• **WHAT TO WORK ON**
Quote exactly the lines between the line containing "Write the seaborn" and the line containing "from mpl_toolkits.mplot3d import proj3d", counting those two lines as part of the range. Leave the rest out.

• **PROVIDED RECORDS**

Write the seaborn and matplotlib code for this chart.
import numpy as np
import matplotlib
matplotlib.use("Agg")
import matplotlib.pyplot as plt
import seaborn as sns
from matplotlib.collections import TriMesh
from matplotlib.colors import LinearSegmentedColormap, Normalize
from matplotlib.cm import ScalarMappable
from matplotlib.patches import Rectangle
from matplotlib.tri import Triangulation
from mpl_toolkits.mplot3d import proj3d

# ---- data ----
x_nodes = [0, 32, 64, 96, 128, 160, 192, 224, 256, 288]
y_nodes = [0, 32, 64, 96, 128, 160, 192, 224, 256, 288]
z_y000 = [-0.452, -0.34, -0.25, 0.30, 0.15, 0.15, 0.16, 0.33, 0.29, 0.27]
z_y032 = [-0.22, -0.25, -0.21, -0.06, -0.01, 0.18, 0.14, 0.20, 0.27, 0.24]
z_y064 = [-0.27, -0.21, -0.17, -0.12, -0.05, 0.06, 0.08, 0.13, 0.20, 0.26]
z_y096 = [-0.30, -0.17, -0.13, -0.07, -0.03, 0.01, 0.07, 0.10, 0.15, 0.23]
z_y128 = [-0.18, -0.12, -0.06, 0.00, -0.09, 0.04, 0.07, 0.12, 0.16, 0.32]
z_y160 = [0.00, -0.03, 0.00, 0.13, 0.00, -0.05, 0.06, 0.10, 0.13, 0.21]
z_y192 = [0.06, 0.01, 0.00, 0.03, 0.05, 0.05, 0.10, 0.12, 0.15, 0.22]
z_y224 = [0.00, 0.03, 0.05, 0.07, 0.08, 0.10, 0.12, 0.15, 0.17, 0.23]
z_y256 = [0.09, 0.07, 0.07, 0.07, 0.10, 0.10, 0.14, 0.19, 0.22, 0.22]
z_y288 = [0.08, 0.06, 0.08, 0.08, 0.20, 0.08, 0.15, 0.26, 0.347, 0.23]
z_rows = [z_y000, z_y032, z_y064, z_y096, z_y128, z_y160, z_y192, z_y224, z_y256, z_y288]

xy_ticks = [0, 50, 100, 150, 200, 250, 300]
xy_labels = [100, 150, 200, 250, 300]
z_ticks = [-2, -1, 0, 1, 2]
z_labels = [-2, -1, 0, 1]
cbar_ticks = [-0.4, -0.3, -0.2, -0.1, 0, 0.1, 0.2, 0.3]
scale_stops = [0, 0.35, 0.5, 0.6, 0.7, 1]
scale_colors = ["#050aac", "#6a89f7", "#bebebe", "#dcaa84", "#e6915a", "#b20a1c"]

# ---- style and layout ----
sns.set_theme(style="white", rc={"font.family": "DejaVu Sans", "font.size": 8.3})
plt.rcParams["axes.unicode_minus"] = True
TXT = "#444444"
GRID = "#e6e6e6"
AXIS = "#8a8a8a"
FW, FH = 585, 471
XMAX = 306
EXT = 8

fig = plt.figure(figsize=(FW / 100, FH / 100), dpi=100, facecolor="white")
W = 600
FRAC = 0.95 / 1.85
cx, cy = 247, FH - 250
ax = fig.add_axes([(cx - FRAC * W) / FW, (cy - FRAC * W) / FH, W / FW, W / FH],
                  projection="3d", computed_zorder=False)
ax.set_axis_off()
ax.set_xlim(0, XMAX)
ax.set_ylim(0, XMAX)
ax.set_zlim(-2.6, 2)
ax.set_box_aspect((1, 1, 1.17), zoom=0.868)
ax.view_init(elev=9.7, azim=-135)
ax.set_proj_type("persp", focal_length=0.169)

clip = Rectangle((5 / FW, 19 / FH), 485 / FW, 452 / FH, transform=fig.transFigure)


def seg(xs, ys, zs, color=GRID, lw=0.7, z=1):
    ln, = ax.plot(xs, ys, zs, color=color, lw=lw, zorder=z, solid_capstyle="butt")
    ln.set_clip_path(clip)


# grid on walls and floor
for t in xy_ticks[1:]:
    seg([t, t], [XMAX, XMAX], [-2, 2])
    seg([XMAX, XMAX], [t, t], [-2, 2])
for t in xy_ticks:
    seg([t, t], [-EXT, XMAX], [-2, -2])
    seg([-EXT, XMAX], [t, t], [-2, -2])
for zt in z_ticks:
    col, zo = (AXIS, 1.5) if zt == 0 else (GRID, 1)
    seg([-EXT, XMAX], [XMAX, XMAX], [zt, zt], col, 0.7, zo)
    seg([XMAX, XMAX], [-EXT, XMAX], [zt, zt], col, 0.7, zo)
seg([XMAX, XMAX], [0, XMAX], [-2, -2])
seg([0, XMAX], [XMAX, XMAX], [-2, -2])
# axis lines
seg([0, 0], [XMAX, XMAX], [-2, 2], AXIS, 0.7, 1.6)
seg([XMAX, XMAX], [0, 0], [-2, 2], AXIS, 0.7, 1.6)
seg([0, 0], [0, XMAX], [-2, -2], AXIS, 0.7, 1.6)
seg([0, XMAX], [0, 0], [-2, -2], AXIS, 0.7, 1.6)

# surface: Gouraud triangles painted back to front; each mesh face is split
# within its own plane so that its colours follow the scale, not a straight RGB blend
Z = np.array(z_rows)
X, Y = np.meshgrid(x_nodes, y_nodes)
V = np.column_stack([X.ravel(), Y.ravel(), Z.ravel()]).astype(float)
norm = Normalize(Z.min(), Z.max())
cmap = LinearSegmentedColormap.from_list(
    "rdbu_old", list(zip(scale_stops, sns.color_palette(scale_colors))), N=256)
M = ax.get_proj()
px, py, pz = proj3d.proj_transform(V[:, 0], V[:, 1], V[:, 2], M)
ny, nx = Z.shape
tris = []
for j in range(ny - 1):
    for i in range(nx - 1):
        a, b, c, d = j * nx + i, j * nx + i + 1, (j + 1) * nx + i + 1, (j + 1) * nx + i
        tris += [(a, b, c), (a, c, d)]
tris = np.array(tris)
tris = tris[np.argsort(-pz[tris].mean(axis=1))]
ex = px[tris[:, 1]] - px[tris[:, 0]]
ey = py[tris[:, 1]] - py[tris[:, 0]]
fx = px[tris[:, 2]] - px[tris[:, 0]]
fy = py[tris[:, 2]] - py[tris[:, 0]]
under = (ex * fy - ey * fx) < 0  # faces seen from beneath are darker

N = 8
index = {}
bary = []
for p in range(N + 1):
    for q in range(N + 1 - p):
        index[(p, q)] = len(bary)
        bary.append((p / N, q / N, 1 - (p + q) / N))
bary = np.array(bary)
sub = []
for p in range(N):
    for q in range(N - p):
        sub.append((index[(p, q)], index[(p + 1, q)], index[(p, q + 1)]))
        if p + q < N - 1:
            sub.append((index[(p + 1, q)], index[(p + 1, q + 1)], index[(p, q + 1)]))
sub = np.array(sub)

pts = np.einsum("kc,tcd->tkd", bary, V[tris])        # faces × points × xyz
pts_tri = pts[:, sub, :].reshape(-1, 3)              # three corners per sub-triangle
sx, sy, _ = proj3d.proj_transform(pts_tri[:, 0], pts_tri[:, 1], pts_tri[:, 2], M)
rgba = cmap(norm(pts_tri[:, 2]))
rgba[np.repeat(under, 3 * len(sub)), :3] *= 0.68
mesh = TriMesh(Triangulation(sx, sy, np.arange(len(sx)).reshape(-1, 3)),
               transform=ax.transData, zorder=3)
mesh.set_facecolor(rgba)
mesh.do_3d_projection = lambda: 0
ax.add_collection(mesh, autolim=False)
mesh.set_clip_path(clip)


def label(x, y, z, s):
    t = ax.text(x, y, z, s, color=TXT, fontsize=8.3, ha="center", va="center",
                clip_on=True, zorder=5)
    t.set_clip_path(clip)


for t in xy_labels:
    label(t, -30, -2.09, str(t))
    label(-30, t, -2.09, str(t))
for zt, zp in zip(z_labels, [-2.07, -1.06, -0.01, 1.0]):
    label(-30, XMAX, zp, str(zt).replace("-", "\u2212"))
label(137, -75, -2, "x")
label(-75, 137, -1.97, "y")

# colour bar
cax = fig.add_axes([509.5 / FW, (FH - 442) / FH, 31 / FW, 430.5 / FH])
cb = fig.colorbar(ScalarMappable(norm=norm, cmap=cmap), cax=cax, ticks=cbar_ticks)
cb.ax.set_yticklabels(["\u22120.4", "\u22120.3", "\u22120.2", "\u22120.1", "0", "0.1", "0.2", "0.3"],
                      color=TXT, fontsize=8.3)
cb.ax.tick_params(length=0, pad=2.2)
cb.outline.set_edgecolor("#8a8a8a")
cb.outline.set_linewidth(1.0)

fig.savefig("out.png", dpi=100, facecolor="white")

==

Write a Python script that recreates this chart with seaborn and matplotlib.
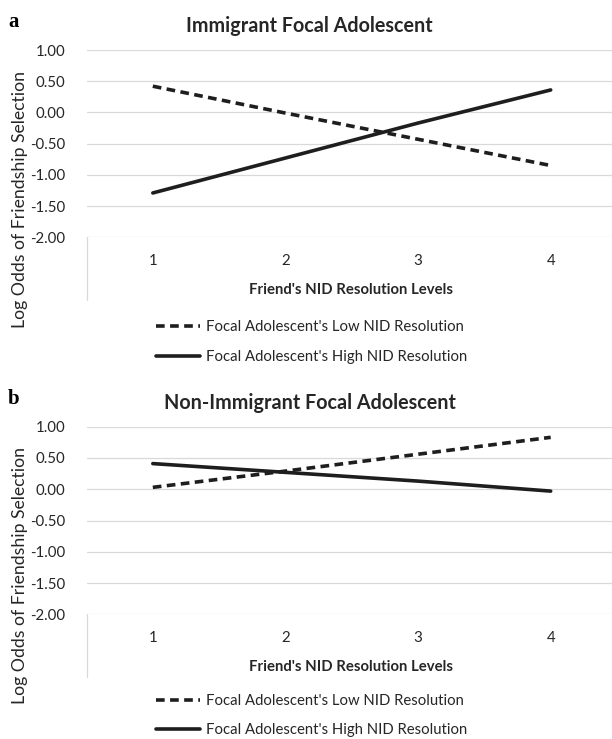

--

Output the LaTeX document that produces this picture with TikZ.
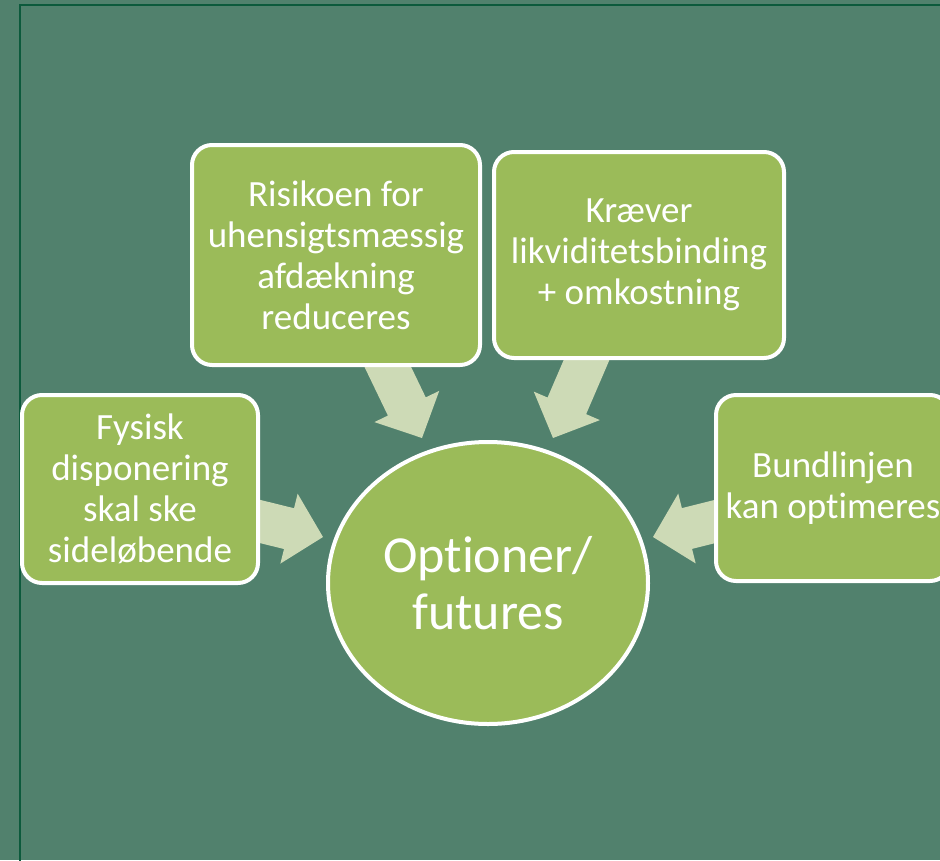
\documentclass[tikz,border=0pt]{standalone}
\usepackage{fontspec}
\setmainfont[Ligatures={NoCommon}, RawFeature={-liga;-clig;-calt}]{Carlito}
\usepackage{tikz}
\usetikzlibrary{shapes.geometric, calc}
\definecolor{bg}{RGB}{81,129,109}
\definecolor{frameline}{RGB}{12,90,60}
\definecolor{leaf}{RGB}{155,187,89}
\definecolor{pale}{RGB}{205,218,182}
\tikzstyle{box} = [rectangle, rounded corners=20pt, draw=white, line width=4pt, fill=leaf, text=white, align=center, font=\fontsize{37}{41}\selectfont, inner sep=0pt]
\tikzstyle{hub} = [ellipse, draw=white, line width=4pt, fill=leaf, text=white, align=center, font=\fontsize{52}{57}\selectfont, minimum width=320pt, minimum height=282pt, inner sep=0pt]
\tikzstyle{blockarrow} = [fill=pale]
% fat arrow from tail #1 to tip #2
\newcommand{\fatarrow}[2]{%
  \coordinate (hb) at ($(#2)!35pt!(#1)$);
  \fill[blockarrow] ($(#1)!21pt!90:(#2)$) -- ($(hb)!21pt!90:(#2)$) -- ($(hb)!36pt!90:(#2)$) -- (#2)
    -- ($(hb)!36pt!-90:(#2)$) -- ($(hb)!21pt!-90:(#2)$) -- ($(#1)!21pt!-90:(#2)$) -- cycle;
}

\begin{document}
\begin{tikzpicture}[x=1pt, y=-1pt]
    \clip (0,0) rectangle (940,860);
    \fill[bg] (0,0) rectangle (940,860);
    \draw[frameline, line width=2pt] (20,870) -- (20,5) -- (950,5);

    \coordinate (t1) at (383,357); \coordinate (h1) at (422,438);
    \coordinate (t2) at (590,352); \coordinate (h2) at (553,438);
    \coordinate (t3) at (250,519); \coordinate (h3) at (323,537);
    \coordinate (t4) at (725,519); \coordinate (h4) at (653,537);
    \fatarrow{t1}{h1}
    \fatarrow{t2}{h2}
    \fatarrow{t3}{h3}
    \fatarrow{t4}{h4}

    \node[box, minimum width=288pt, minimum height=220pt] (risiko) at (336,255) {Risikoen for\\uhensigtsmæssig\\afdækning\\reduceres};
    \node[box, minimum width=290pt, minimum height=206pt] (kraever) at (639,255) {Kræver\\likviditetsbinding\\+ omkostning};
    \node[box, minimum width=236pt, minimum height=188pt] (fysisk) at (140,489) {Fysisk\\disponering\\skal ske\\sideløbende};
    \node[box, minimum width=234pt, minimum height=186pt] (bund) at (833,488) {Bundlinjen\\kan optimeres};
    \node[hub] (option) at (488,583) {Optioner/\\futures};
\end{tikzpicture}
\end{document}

• **EXERCISE SOLUTION**
Write the seaborn and matplotlib code for this chart.
import numpy as np
import matplotlib
matplotlib.use("Agg")
import matplotlib.pyplot as plt
import seaborn as sns
from matplotlib.collections import TriMesh
from matplotlib.colors import LinearSegmentedColormap, Normalize
from matplotlib.cm import ScalarMappable
from matplotlib.patches import Rectangle
from matplotlib.tri import Triangulation
from mpl_toolkits.mplot3d import proj3d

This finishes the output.